Any feedback welcomed. Especially constructive criticism, though I am not going to change anything (it is already uploaded to Youtube), but I would like to know what I can do better in similar compositions in the future.

Also, please tell me if you like it or not.


----------



## prasad94 (Jul 11, 2016)

I don't have perfect pitch, but I reckon C major or F major? Heh.

I couldn't comment on anything more than the fact that you should try building on it with more orchestral instruments! There's a whole ton of space for a flute to play a more "central" melody, leaving the violin as an instrument acting in counterpoint. There's even more space for a woodwind section to embelish the song or backup the melody!

Of course, I get that "Violins of Peace" should have a rather light feel to it, so all in all it's pretty damn good. But yes, that flute will definitely add to the colour which you are trying to achieve!

Also, perhaps you could give me some feedback on mine? 
http://www.talkclassical.com/44425-what-do-you-think.html


----------



## Samuel Kristopher (Nov 4, 2015)

As always, I'd love to know what VSTs you used in this audio!

It's a beautiful piece, to be sure. There's nothing at all unpleasant about the work of music. If I offer any constructive criticism, it would be to continue in the direction you're heading


----------



## Pugg (Aug 8, 2014)

mediumaevum said:


> Any feedback welcomed.

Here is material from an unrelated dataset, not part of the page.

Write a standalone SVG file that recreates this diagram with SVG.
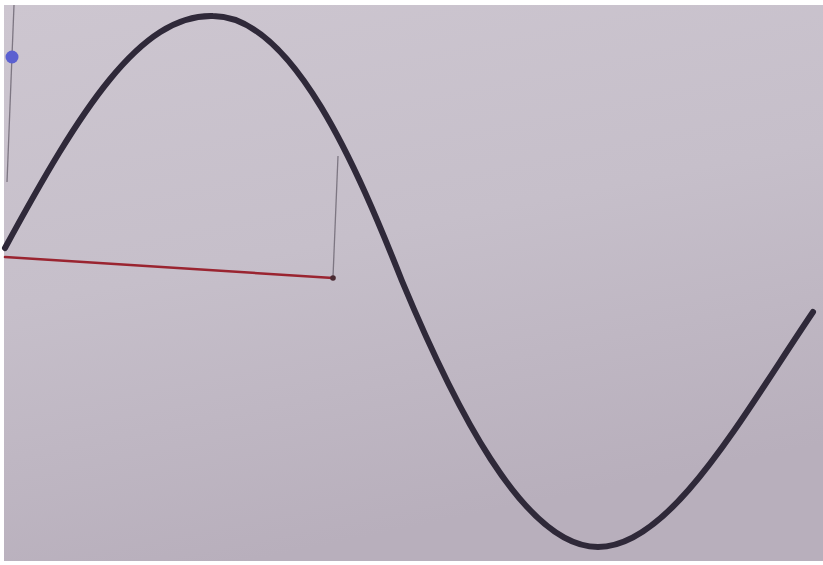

Especially constructive criticism, though I am not going to change anything (it is already uploaded to Youtube), but I would like to know what I can do better in similar compositions in the future.
> 
> Also, please tell me if you like it or not.


I really like it, although I must admit that in the back off my mind somehow it's sounding familiar .


----------



## JamieHoldham (May 13, 2016)

It is a good piece and I kind of agree with Sam that you should just continue as you are, the only criticism I think I can give is I think the cello is good in parts but a bit too lost behind the violin, if that's what you were intending then that's fine  Otherwise a short solo part for the cello, maybe in the beginning then add the violin after the theme has been stated in the Cello.


----------